Great case! It definitely illuminates the importance to consider cardiac pathology in any thoracic complaint!
On that note, when the patient arrives in the ER, they will probably have had a 12 lead EKG on the ambulance en route- or perhaps on arrival to the hospital.
Cardiac tamponade is usually accompanied by low voltage QRS complexes in every lead. This finding, in conjunction with the other physical exam findings, would help make the diagnosis more obvious (however, EKG changes are not specific for this condition.) Other things to consider with low voltage QRS in the absence of trauma would be pericardial effusion (though this does not occur all the time), pericarditis (sometimes), and Dressler’s syndrome (just to name a few) The last of which could also present with cardiac tamponade.
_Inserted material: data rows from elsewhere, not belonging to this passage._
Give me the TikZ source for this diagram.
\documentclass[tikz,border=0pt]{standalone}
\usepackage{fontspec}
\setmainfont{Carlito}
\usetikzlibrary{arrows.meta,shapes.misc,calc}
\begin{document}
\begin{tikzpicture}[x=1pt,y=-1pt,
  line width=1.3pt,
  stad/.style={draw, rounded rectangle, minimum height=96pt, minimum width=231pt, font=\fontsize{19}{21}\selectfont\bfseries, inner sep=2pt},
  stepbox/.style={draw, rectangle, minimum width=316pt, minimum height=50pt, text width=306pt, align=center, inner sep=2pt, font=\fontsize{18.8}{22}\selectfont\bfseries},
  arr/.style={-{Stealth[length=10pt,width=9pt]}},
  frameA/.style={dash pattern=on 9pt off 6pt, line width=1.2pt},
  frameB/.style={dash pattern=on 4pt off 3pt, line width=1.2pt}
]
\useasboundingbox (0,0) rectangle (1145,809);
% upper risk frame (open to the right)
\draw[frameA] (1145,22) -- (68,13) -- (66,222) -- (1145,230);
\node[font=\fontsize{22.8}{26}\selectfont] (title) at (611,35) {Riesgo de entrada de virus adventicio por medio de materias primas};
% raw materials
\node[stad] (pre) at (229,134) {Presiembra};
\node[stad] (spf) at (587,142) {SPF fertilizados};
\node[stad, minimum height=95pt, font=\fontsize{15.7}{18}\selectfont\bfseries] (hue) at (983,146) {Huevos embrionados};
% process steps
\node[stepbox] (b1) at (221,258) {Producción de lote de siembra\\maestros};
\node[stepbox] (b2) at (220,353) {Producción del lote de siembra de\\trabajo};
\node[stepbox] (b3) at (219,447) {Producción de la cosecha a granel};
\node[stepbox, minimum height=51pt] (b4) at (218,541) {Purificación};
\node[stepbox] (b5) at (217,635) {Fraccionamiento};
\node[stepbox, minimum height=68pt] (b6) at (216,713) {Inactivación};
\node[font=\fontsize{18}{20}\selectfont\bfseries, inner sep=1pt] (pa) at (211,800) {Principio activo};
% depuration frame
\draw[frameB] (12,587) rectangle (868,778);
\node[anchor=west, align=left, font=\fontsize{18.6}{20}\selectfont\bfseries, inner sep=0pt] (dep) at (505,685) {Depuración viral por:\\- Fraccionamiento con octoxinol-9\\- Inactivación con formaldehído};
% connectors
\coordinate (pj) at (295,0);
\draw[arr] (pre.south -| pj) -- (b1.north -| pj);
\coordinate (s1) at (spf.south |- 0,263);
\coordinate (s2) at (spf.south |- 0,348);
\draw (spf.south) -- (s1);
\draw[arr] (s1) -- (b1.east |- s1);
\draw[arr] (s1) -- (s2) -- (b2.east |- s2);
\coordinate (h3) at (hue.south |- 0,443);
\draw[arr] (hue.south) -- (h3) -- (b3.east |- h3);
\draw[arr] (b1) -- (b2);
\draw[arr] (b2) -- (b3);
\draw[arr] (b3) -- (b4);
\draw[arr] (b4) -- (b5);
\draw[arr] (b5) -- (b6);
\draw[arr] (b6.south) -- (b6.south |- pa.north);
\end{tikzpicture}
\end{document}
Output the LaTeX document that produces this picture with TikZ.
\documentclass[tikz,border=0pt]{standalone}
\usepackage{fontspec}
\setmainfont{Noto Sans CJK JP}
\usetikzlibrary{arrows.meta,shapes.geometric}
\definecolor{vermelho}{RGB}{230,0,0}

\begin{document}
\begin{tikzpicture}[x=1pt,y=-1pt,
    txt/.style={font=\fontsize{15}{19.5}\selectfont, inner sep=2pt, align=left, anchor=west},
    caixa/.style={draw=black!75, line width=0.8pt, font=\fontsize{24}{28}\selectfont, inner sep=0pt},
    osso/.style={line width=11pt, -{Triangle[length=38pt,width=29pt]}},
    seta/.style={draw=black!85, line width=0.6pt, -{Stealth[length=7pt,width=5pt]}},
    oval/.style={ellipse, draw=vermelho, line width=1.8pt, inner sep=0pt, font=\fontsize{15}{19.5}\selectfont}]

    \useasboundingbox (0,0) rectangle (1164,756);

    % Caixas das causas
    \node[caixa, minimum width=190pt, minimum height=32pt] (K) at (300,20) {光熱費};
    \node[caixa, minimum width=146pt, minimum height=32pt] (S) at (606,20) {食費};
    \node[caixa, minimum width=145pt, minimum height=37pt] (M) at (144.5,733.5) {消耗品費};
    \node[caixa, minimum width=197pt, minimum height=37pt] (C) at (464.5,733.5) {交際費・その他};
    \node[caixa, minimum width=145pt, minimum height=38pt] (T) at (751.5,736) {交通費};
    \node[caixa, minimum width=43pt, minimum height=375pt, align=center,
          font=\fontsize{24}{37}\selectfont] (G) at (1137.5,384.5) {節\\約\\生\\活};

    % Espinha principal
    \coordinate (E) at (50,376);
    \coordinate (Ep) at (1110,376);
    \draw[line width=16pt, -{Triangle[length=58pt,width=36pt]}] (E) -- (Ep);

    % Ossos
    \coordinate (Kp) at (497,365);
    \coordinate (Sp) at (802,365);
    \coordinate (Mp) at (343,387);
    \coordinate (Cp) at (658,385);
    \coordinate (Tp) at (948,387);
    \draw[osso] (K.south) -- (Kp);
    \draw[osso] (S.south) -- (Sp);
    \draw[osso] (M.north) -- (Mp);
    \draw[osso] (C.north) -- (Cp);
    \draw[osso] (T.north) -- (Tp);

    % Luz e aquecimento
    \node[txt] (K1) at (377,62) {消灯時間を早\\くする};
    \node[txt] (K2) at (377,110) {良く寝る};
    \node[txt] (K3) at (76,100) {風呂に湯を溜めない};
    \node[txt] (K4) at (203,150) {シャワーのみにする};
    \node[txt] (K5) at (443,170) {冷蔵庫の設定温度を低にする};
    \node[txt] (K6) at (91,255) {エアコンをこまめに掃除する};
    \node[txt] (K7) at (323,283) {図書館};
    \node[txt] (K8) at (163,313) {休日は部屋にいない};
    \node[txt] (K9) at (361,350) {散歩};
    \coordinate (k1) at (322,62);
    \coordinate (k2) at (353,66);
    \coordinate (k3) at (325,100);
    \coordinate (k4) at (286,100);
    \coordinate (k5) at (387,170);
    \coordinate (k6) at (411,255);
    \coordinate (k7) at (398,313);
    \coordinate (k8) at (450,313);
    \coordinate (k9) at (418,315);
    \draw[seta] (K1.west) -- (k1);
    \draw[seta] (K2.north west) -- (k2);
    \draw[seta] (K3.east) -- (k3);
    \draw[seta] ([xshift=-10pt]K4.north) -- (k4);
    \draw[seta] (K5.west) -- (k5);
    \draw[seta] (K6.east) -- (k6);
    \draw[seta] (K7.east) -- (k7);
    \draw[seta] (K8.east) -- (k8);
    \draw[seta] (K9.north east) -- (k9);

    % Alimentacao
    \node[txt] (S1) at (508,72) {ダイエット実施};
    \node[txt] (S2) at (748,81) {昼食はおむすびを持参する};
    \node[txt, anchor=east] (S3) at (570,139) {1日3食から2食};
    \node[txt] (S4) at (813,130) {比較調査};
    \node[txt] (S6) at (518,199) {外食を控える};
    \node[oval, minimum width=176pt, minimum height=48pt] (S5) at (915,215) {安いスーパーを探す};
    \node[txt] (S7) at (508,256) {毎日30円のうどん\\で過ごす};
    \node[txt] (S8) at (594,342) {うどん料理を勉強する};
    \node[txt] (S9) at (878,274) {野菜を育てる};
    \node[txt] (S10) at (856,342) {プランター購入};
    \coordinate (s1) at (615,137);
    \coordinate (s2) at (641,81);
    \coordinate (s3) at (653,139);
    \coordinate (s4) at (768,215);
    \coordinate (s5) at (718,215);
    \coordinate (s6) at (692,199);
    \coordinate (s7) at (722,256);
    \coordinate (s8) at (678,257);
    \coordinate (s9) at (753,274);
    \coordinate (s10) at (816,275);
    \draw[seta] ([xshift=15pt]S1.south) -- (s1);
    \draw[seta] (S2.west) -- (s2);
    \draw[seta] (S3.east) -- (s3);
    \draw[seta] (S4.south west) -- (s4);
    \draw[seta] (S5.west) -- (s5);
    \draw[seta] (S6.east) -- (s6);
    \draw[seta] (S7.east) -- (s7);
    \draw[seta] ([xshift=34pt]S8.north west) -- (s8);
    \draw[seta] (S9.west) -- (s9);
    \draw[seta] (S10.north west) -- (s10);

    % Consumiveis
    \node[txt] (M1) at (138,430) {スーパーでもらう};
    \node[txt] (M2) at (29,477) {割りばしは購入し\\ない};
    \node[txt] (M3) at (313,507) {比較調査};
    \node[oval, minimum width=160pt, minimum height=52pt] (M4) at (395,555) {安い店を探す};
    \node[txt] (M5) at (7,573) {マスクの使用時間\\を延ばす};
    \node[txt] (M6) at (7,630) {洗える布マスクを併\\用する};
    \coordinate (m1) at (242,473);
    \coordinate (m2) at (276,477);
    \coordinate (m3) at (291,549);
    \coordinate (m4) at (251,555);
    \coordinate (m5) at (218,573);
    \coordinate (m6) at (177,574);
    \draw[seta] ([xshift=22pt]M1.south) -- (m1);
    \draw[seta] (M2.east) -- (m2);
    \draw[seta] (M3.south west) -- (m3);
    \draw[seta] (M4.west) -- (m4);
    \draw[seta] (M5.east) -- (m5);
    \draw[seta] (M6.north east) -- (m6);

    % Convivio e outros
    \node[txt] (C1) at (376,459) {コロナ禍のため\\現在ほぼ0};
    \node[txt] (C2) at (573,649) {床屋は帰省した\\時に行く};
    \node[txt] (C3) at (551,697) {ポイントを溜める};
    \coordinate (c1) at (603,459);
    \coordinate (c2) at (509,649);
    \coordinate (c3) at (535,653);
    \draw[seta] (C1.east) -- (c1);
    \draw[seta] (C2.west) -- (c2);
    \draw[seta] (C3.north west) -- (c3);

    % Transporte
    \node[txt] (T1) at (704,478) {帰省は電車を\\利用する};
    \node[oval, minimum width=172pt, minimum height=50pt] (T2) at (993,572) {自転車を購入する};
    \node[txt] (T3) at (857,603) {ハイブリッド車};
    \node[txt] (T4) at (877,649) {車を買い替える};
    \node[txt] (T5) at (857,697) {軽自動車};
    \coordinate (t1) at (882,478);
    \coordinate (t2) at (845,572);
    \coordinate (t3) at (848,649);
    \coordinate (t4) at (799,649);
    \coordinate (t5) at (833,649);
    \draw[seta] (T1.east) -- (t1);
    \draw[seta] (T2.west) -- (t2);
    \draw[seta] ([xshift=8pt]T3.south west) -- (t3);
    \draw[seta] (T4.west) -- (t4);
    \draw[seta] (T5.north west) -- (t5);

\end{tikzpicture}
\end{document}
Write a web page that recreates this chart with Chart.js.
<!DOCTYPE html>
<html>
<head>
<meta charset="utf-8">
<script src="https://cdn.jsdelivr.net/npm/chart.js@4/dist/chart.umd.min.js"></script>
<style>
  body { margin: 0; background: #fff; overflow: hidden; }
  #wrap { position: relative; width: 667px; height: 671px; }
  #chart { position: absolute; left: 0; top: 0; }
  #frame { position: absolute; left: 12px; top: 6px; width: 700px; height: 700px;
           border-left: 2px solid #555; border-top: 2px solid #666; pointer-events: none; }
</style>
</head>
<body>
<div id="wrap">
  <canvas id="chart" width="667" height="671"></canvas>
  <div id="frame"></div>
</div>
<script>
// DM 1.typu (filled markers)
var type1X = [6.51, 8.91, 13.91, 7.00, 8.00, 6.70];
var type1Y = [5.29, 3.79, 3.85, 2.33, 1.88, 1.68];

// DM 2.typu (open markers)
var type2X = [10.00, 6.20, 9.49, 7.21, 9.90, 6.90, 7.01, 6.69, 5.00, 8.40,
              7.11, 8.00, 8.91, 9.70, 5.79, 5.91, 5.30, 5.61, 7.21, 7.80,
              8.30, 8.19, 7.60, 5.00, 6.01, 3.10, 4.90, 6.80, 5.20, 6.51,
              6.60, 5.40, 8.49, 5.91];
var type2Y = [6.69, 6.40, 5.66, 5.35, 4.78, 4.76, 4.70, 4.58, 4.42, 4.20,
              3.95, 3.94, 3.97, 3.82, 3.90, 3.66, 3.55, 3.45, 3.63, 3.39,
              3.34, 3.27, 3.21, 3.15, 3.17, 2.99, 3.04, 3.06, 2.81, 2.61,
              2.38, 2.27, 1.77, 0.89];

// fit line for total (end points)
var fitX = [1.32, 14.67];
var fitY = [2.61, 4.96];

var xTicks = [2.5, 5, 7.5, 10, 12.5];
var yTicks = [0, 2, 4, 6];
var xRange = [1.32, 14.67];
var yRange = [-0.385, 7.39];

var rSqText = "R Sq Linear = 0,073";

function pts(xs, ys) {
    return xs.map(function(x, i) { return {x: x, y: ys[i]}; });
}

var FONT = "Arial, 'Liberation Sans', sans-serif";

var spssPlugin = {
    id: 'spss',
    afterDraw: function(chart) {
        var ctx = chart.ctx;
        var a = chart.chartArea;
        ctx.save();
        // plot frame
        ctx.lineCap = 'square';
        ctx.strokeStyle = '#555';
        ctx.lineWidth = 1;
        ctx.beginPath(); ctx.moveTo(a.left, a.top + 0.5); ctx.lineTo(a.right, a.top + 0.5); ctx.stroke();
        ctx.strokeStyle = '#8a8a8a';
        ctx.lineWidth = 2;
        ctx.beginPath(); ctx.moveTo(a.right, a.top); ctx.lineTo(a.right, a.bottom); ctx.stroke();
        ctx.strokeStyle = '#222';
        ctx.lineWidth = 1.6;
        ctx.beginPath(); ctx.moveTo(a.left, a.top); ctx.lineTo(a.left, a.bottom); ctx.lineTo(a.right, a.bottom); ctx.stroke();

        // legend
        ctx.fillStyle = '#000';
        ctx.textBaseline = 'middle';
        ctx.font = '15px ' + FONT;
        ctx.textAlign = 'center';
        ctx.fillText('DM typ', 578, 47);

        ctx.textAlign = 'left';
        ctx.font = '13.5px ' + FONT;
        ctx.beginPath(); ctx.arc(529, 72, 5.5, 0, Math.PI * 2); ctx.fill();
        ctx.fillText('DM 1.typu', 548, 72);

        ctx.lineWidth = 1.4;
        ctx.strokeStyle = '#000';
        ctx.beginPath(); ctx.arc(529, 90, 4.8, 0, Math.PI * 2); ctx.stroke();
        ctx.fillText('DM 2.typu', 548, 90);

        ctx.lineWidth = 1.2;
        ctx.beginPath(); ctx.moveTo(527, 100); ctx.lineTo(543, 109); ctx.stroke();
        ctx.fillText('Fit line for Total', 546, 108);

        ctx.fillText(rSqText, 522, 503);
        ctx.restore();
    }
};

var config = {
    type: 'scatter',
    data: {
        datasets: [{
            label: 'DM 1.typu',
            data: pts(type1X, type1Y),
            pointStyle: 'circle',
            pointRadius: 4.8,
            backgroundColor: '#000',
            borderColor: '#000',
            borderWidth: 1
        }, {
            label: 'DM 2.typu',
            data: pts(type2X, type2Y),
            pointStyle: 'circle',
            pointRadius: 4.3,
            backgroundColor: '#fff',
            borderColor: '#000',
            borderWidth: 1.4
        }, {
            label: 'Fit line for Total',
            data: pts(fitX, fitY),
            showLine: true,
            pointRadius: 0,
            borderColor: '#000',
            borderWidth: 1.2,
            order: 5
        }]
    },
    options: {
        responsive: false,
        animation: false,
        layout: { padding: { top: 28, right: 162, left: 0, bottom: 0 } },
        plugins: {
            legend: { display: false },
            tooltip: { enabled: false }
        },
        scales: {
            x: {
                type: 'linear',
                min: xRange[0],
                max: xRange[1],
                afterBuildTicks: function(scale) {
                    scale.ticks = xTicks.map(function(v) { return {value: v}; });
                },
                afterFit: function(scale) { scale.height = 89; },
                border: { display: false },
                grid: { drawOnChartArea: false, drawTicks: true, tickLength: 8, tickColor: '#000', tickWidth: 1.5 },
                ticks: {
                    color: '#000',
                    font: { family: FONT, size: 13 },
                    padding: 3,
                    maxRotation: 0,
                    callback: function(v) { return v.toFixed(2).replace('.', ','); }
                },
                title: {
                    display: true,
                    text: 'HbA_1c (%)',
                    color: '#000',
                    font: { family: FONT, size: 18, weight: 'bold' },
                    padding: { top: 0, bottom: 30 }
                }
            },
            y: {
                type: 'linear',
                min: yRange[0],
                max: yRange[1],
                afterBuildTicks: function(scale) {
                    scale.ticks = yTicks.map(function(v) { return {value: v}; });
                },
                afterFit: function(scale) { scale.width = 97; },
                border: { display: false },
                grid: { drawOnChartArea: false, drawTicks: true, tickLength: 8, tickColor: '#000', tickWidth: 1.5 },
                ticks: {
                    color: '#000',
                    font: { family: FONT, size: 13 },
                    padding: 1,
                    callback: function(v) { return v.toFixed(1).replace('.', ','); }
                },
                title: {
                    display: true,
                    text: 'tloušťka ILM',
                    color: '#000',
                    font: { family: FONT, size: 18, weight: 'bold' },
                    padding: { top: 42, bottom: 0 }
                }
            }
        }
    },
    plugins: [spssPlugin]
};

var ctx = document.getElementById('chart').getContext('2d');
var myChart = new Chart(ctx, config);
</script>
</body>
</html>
http://lifeinthefastlane.com/ecg-library/basics/low-qrs-voltage/
http://www.ncbi.nlm.nih.gov/pubmed/11451278
Thanks so much, Fred! Great points – thanks for sharing that.
Great post! Thank you!
This reminds me of all Pre-Hospital Trauma Life Support, Advanced TLS, Emergency Medical Provider etc courses I have participated 😉
thank u o much ..
this is useful information
Really enlightening.thank you so much. It felt good to follow the symptoms systematically and arrive at the diagnosis..it was really encouraging
Interest case.
I work in a cardiac unit, and another telltale sign of a developing tamponade is the patient’s sense of impending doom. They will continuously complain that something just isn’t “right.” Of course, you can’t solely depend on that — narrowed pulse pressures (systolic and diastolic BP getting more equal in value), increased HR, muffled heart tones, and weakened peripheral pulses are all objective findings you’ll see as well.
With pericarditis, you may see an elevated ST segment on the ECG in the absence of chest pain, though you may still have elevated cardiac enzymes (i.e. troponin, ckmb).
Thanks for your comments! Very useful to hear from someone who works on the floor.